Democrats amended the final reform package Thursday to limit say-on-pay, or annual investor votes on executive compensation; made sure the Securities and Exchange Commission would still be beholden to Congressional appropriations rather than full self-funding through fees; and refused to legislate around a Supreme Court precedent that currently assigns no liability to third-parties, like consultants and accountants, when found to be "abettors of fraud."

But although they took significant losses on the day, investors -- who were outgunned on all fronts coming into Thursday's negotiations -- won for the SEC the authority to apply a fiduciary standard to brokers who provide investment advice to retail investors, as well as the authority to allow investors better access to proxy forms so they can rein in errant company bosses and boards.

These victories stood in stark contrast to a restrictive measure, approved by the Senate conferees earlier in the week, that curbed the SEC's ability to protect average investors from brokers who weren't required to act in their best interests.

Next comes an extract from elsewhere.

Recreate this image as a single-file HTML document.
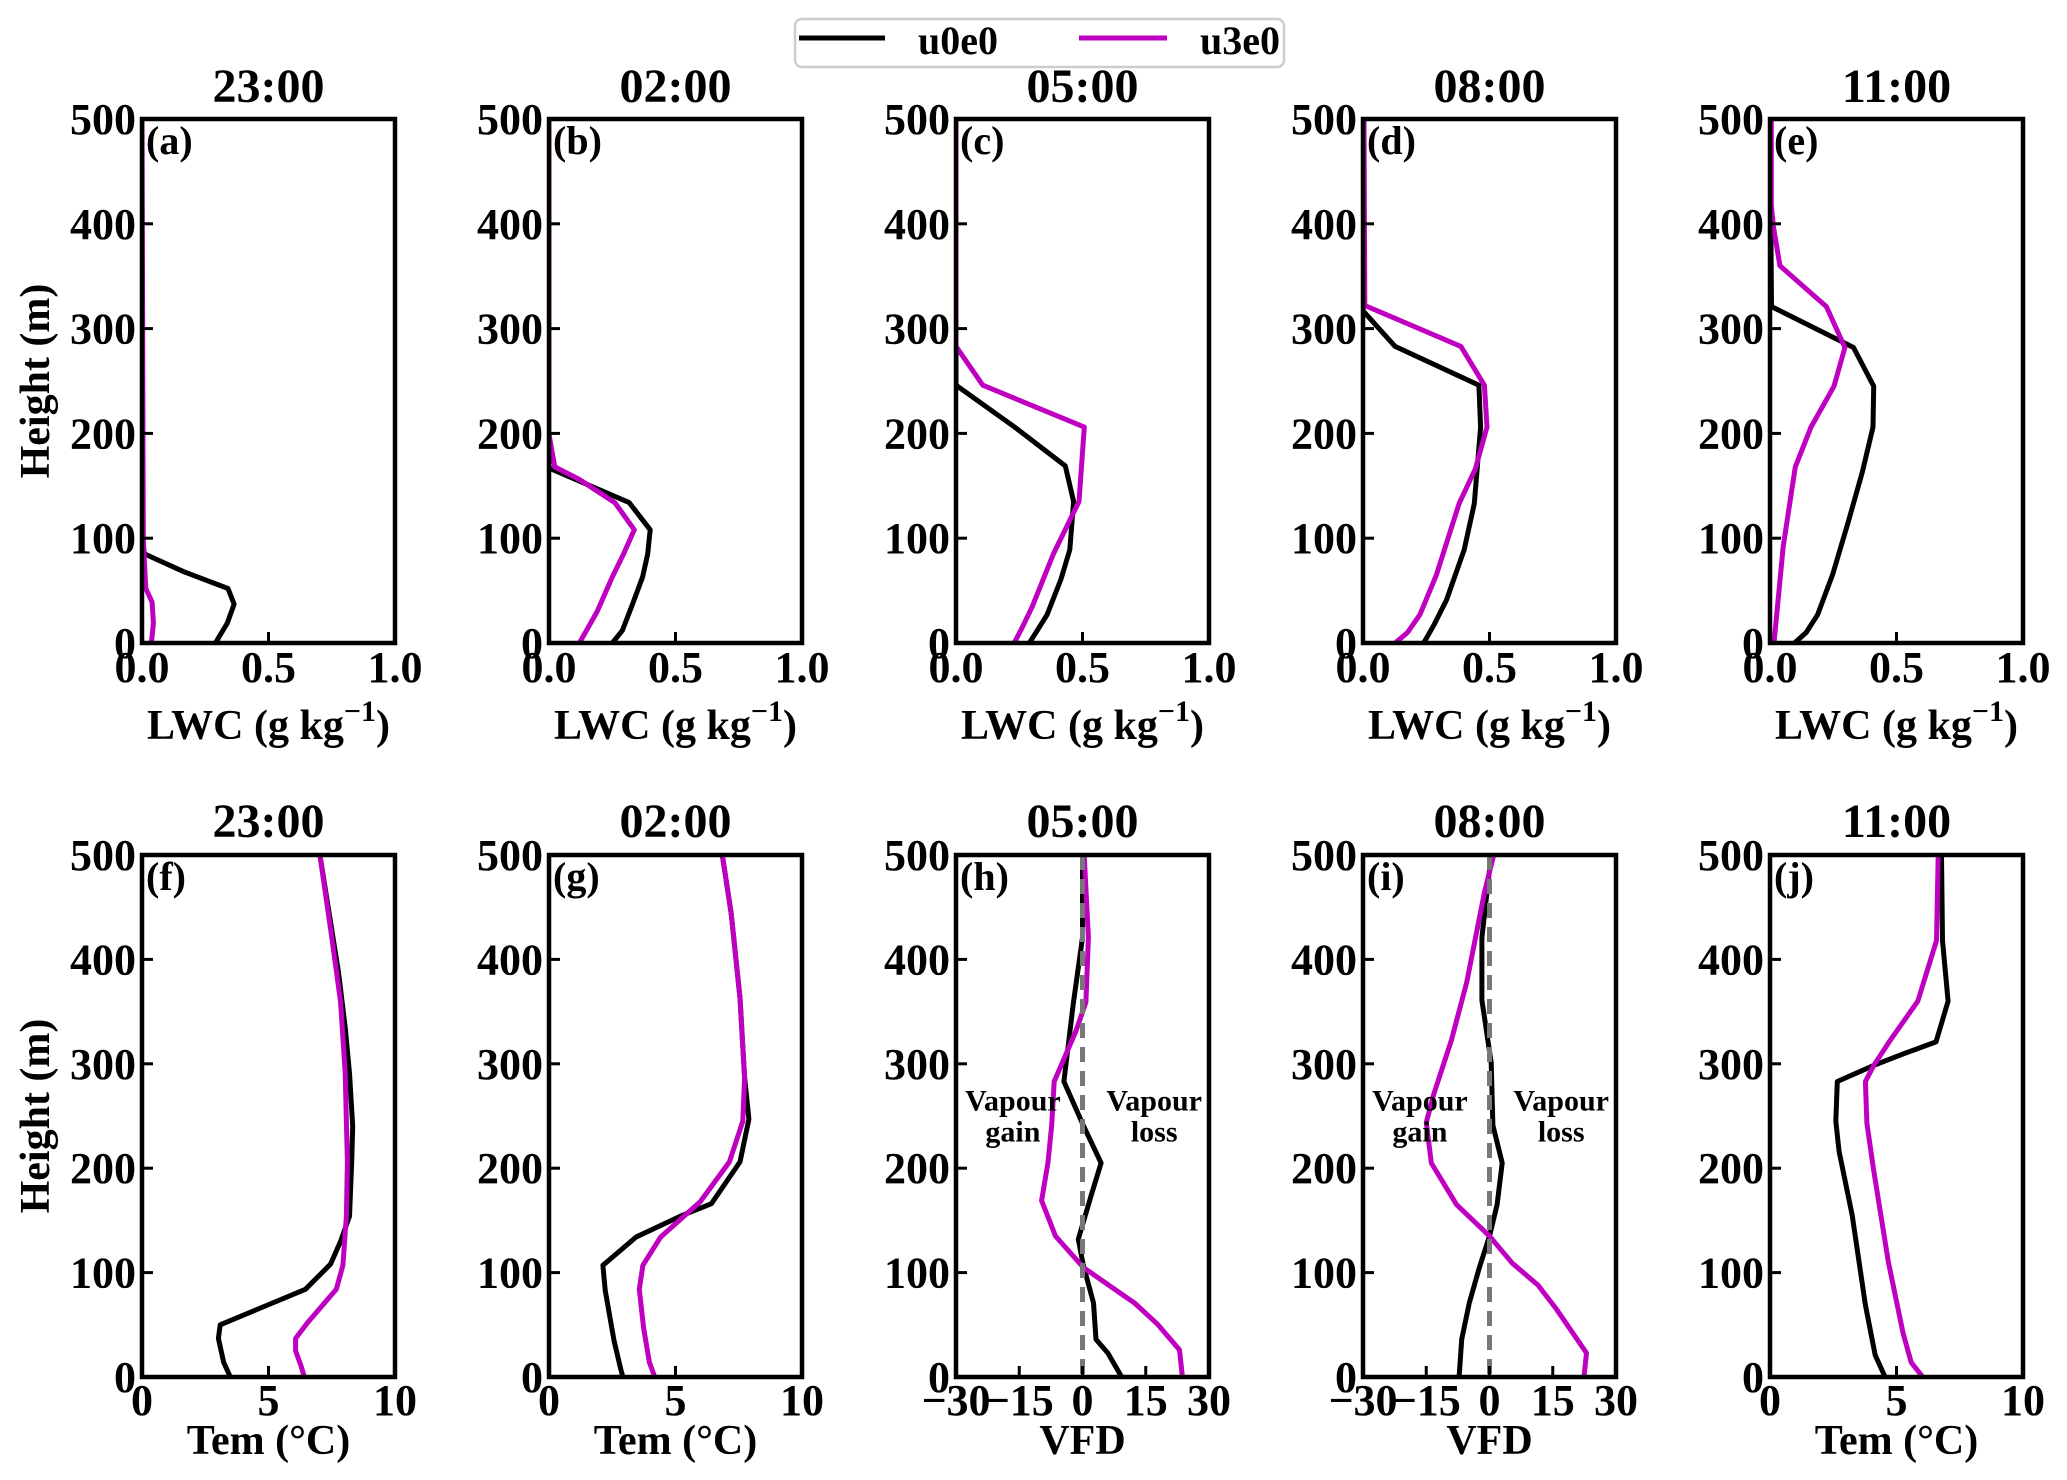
<!DOCTYPE html>
<html><head><meta charset="utf-8"><title>LWC, temperature and VFD vertical profiles</title>
<style>
html,body{margin:0;padding:0;background:#fff;}
svg{display:block;font-family:"Liberation Serif","DejaVu Serif",serif;font-weight:bold;}
</style></head>
<body>
<svg id="fig" xmlns="http://www.w3.org/2000/svg" width="2067" height="1480" viewBox="0 0 2067 1480">
  <rect x="0" y="0" width="2067" height="1480" fill="#fff"/>
  <g>
    <rect x="795" y="19" width="489" height="48" rx="7" fill="#fff" stroke="#cccccc" stroke-width="2.5"/>
    <line x1="799" y1="38" x2="885" y2="38" stroke="#000" stroke-width="5"/>
    <text x="918" y="54" font-size="40">u0e0</text>
    <line x1="1079" y1="38" x2="1167" y2="38" stroke="#c000c0" stroke-width="5"/>
    <text x="1200" y="54" font-size="40">u3e0</text>
  </g>
</svg>
<script>
// ---- data (height in m, value on x axis) ----
const heightTicks = [0, 100, 200, 300, 400, 500];
const lwcTicks = ["0.0", "0.5", "1.0"];
const lwcTickValues = [0, 0.5, 1.0];
const temTicks = ["0", "5", "10"];
const temTickValues = [0, 5, 10];
const vfdTicks = ["\u221230", "\u221215", "0", "15", "30"];
const vfdTickValues = [-30, -15, 0, 15, 30];
const panelTitles = ["23:00", "02:00", "05:00", "08:00", "11:00", "23:00", "02:00", "05:00", "08:00", "11:00"];
const panelLetters = ["(a)", "(b)", "(c)", "(d)", "(e)", "(f)", "(g)", "(h)", "(i)", "(j)"];

// (a) LWC 23:00
const aBlackH = [500, 100, 85, 68, 52, 37, 19, 0];
const aBlackX = [0, 0, 0.01, 0.165, 0.34, 0.364, 0.337, 0.29];
const aMagH = [500, 99, 52, 39, 19, 0];
const aMagX = [0, 0.005, 0.015, 0.04, 0.045, 0.037];
// (b) LWC 02:00
const bBlackH = [500, 167, 134, 108, 85, 63, 37, 12, 0];
const bBlackX = [0, 0, 0.317, 0.40, 0.39, 0.37, 0.33, 0.29, 0.25];
const bMagH = [500, 199, 168, 156, 134, 108, 85, 63, 30, 0];
const bMagX = [0, 0, 0.023, 0.12, 0.26, 0.337, 0.295, 0.25, 0.19, 0.12];
// (c) LWC 05:00
const cBlackH = [500, 246, 206, 169, 135, 89, 61, 27, 0];
const cBlackX = [0, 0, 0.232, 0.432, 0.465, 0.45, 0.415, 0.36, 0.29];
const cMagH = [500, 283, 246, 206, 135, 85, 34, 14, 0];
const cMagX = [0, 0, 0.106, 0.507, 0.486, 0.385, 0.30, 0.26, 0.23];
// (d) LWC 08:00
const dBlackH = [500, 317, 283, 246, 206, 133, 89, 41, 17, 0];
const dBlackX = [0, 0, 0.127, 0.458, 0.465, 0.44, 0.40, 0.33, 0.28, 0.24];
const dMagH = [500, 322, 283, 246, 206, 166, 133, 65, 27, 10, 0];
const dMagX = [0.004, 0.007, 0.387, 0.48, 0.49, 0.444, 0.38, 0.29, 0.225, 0.176, 0.127];
// (e) LWC 11:00
const eBlackH = [500, 321, 282, 245, 206, 163, 116, 65, 27, 10, 0];
const eBlackX = [0, 0.006, 0.33, 0.41, 0.407, 0.365, 0.31, 0.247, 0.188, 0.143, 0.097];
const eMagH = [500, 418, 398, 360, 321, 282, 245, 206, 168, 92, 0];
const eMagX = [0.005, 0.005, 0.013, 0.039, 0.223, 0.296, 0.253, 0.162, 0.10, 0.052, 0.016];
// (f) Tem 23:00
const fBlackH = [500, 441, 387, 335, 291, 240, 206, 154, 130, 108, 84, 69, 50, 37, 14, 0];
const fBlackX = [7.03, 7.42, 7.77, 8.03, 8.2, 8.33, 8.29, 8.2, 7.85, 7.45, 6.46, 4.97, 3.09, 3.02, 3.23, 3.49];
const fMagH = [500, 421, 359, 291, 206, 154, 107, 84, 52, 37, 25, 11, 0];
const fMagX = [7.03, 7.5, 7.85, 8.03, 8.12, 8.08, 7.94, 7.68, 6.54, 6.07, 6.07, 6.28, 6.42];
// (g) Tem 02:00
const gBlackH = [500, 444, 363, 287, 247, 206, 166, 154, 134, 107, 83, 35, 8, 0];
const gBlackX = [6.85, 7.2, 7.55, 7.73, 7.9, 7.55, 6.42, 5.19, 3.44, 2.13, 2.22, 2.57, 2.83, 2.92];
const gMagH = [500, 444, 363, 287, 245, 206, 168, 134, 107, 84, 47, 14, 0];
const gMagX = [6.85, 7.2, 7.55, 7.73, 7.66, 7.13, 5.98, 4.41, 3.71, 3.57, 3.74, 3.97, 4.18];
// (h) VFD 05:00
const hBlackH = [500, 421, 357, 283, 241, 205, 173, 132, 107, 71, 36, 23, 0];
const hBlackX = [0, 0, -2.2, -4.4, 0.2, 4.4, 2.0, -1.0, 0.2, 2.6, 3.2, 6.0, 9.3];
const hMagH = [500, 421, 359, 331, 283, 241, 205, 169, 135, 105, 88, 71, 51, 26, 0];
const hMagX = [0.4, 1.4, 0.8, -1.6, -6.7, -7.3, -8.2, -9.7, -6.4, 0.2, 6.2, 12.3, 17.7, 23.0, 23.7];
// (i) VFD 08:00
const iBlackH = [500, 421, 361, 301, 241, 205, 165, 135, 105, 71, 36, 0];
const iBlackX = [0.4, -1.8, -1.8, 0.4, 0.8, 3.0, 1.8, 0, -2.4, -4.8, -6.6, -7.2];
const iMagH = [500, 464, 378, 323, 271, 244, 205, 165, 135, 109, 88, 66, 23, 0];
const iMagX = [1.0, -1.2, -5.4, -9.0, -13.2, -15.0, -13.8, -7.8, 0, 5.4, 11.5, 15.7, 23.0, 22.4];
// (j) Tem 11:00
const jBlackH = [500, 418, 360, 321, 310, 299, 283, 245, 216, 155, 69, 21, 0];
const jBlackX = [6.78, 6.82, 7.04, 6.56, 5.32, 4.16, 2.66, 2.6, 2.73, 3.25, 3.77, 4.16, 4.55];
const jMagH = [500, 418, 360, 322, 298, 283, 243, 199, 110, 42, 14, 0];
const jMagX = [6.65, 6.58, 5.84, 4.74, 4.09, 3.77, 3.83, 4.09, 4.68, 5.26, 5.58, 6.04];

// ---- layout ----
const NS = "http://www.w3.org/2000/svg";
const svg = document.getElementById("fig");
const panelLefts = [142, 549, 956, 1363, 1770];
const PW = 253;
const rows = [{top: 119, bottom: 643, title: 102, tick: 682, xlab: 739},
              {top: 855, bottom: 1377, title: 837, tick: 1415, xlab: 1454}];

function mk(tag, attrs, parent) {
  const el = document.createElementNS(NS, tag);
  for (const k in attrs) el.setAttribute(k, attrs[k]);
  (parent || svg).appendChild(el);
  return el;
}

const panels = [
  {kind: "lwc", bh: aBlackH, bx: aBlackX, mh: aMagH, mx: aMagX},
  {kind: "lwc", bh: bBlackH, bx: bBlackX, mh: bMagH, mx: bMagX},
  {kind: "lwc", bh: cBlackH, bx: cBlackX, mh: cMagH, mx: cMagX},
  {kind: "lwc", bh: dBlackH, bx: dBlackX, mh: dMagH, mx: dMagX},
  {kind: "lwc", bh: eBlackH, bx: eBlackX, mh: eMagH, mx: eMagX},
  {kind: "tem", bh: fBlackH, bx: fBlackX, mh: fMagH, mx: fMagX},
  {kind: "tem", bh: gBlackH, bx: gBlackX, mh: gMagH, mx: gMagX},
  {kind: "vfd", bh: hBlackH, bx: hBlackX, mh: hMagH, mx: hMagX},
  {kind: "vfd", bh: iBlackH, bx: iBlackX, mh: iMagH, mx: iMagX},
  {kind: "tem", bh: jBlackH, bx: jBlackX, mh: jMagH, mx: jMagX}
];

panels.forEach((p, idx) => {
  const r = rows[Math.floor(idx / 5)];
  const L = panelLefts[idx % 5];
  const T = r.top, B = r.bottom;
  let xmin, xmax, tv, tl;
  if (p.kind === "lwc") { xmin = 0; xmax = 1; tv = lwcTickValues; tl = lwcTicks; }
  else if (p.kind === "tem") { xmin = 0; xmax = 10; tv = temTickValues; tl = temTicks; }
  else { xmin = -30; xmax = 30; tv = vfdTickValues; tl = vfdTicks; }
  const xs = v => L + (v - xmin) / (xmax - xmin) * PW;
  const ys = h => B - h / 500 * (B - T);
  const letter = panelLetters[idx].replace(/[()]/g, "");

  const g = mk("g", {});
  
  

  const title = mk("text", {x: L + PW / 2, y: r.title, "font-size": 48, "text-anchor": "middle"}, g);
  title.textContent = panelTitles[idx];
  
  

  const cp = mk("clipPath", {id: "clip" + idx}, g);
  mk("rect", {x: L, y: T, width: PW, height: B - T}, cp);

  const series = [{h: p.bh, x: p.bx, c: "#000", n: "u0e0"}, {h: p.mh, x: p.mx, c: "#c000c0", n: "u3e0"}];
  series.forEach(s => {
    const pts = s.h.map((h, i) => xs(s.x[i]).toFixed(1) + "," + ys(h).toFixed(1)).join(" ");
    const pl = mk("polyline", {points: pts, fill: "none", stroke: s.c, "stroke-width": 5, "stroke-linejoin": "round", "clip-path": "url(#clip" + idx + ")"}, g);
    
    
  });
  if (p.kind === "vfd") {
    const z = mk("line", {x1: xs(0), y1: T, x2: xs(0), y2: B, stroke: "#777", "stroke-width": 5, "stroke-dasharray": "15 9"}, g);
    
    
  }

  heightTicks.forEach(h => {
    const tk = mk("line", {x1: L, y1: ys(h), x2: L + 11, y2: ys(h), stroke: "#000", "stroke-width": 3}, g);
    
    
    const t = mk("text", {x: L - 6, y: ys(h) + 15, "font-size": 44, "text-anchor": "end"}, g);
    t.textContent = String(h);
    
    
  });
  tv.forEach((v, i) => {
    const tk = mk("line", {x1: xs(v), y1: B, x2: xs(v), y2: B - 11, stroke: "#000", "stroke-width": 3}, g);
    
    
    const t = mk("text", {x: xs(v), y: r.tick, "font-size": 44, "text-anchor": "middle"}, g);
    t.textContent = tl[i];
    
    
  });

  const fr = mk("rect", {x: L, y: T, width: PW, height: B - T, fill: "none", stroke: "#000", "stroke-width": 4.5}, g);
  
  

  const lab = mk("text", {x: L + 4, y: T + 35, "font-size": 40}, g);
  lab.textContent = panelLetters[idx];
  
  

  const xl = mk("text", {x: L + PW / 2, y: r.xlab, "font-size": 42, "text-anchor": "middle"}, g);
  
  
  if (p.kind === "lwc") {
    xl.appendChild(document.createTextNode("LWC (g kg"));
    const sup = mk("tspan", {dy: -18, "font-size": 30}, xl);
    sup.textContent = "\u22121";
    const cl = mk("tspan", {dy: 18}, xl);
    cl.textContent = ")";
  } else if (p.kind === "tem") {
    xl.textContent = "Tem (\u00B0C)";
  } else {
    xl.textContent = "VFD";
  }

  if (p.kind === "vfd") {
    const ann = [["Vapour", -16.5, 265], ["gain", -16.5, 235], ["Vapour", 17, 265], ["loss", 17, 235]];
    ann.forEach(a => {
      const t = mk("text", {x: xs(a[1]), y: ys(a[2]) + 10, "font-size": 30, "text-anchor": "middle"}, g);
      t.textContent = a[0];
      
      
    });
  }

  if (idx % 5 === 0) {
    const cy = (T + B) / 2;
    const yl = mk("text", {x: 36, y: cy, "font-size": 42, "text-anchor": "middle", transform: "rotate(-90 36 " + cy + ")", "dominant-baseline": "central"}, g);
    yl.textContent = "Height (m)";
    
    
  }
});
</script>
</body></html>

It also marked a reversal from the measure introduced last week at the behest of the White House by Senate Banking Chairman Chris Dodd (D-Conn.) to restrict shareholders' access to the proxy and thus restrict their ability to limit executive compensation and risk-taking.

Given the mounting wins for Wall Street, investor advocates have been arguing that Democrats were effectively turning a bill designed to strengthen protections for consumers and taxpayers into a bill that was "gutting" post-Enron reforms.

Arthur Levitt, chairman of the Securities and Exchange Commission from 1993 to 2001, wrote in an op-ed for Thursday's Wall Street Journal that the bill is a "sellout of investor interests," full of "many missed opportunities." Levitt called the Dodd proposal on proxy access, which would have limited such access to those investors who controlled at least 5 percent of a firm's shares, "comically useless."

"As a lifelong Democrat ... I had hoped the financial reform bill would be the best example of my party's long-standing reputation for standing on the side of individual investors," Levitt wrote. "It's not."

Referring to Congressional Democrats, Levitt wrote that "these politicians are investor advocates in their press releases alone."

On Thursday, though, Democrats reversed course. House Financial Services Committee Chairman Barney Frank fought back against the push by the Senate, led by South Dakota Democrat Tim Johnson, to essentially prohibit the SEC from compelling brokers to act in retail investors' best interests, otherwise known as being held to a fiduciary standard. Frank won that battle.

Meanwhile, Sen. Charles Schumer (D-N.Y.) and Rep. Maxine Waters (D-Calif.) battled the Dodd- and White House-led provision to limit shareholder input. They won.

After a six-month study of little consequence, the SEC can move to protect average investors from brokers' worst impulses. The agency will also have full authority to implement changes opening up corporate proxies to shareholders, without limits imposed by Congress. The SEC has been considering a 1-percent to 3-percent threshold of stock ownership for investors looking to rein in public companies.

"This was a good day for investors," said Barbara Roper, director of investor protection for the Consumer Federation of America. "The conference just delivered on the top priority for institutional investors ... [and] delivered on the top priority for retail investors ... on fiduciary duty."

The Council of Institutional Investors, a nonprofit association of public, union and corporate pension funds with combined assets that exceed $3 trillion, supports the measure regarding proxy access.

Lynn E. Turner, the SEC's chief accountant from 1998 to 2001, said Levitt's piece had an impact, as did Thursday's revelation that Dodd penned a letter to the SEC in 2007 expressing his opposition to a 5-percent threshold for proxy access -- exactly what he pushed for last week.

Turner cautioned, though, that there will be more fights to come at the SEC when the agency begins to introduce and implement its new rules. "The battle is far from over," he wrote in an e-mail.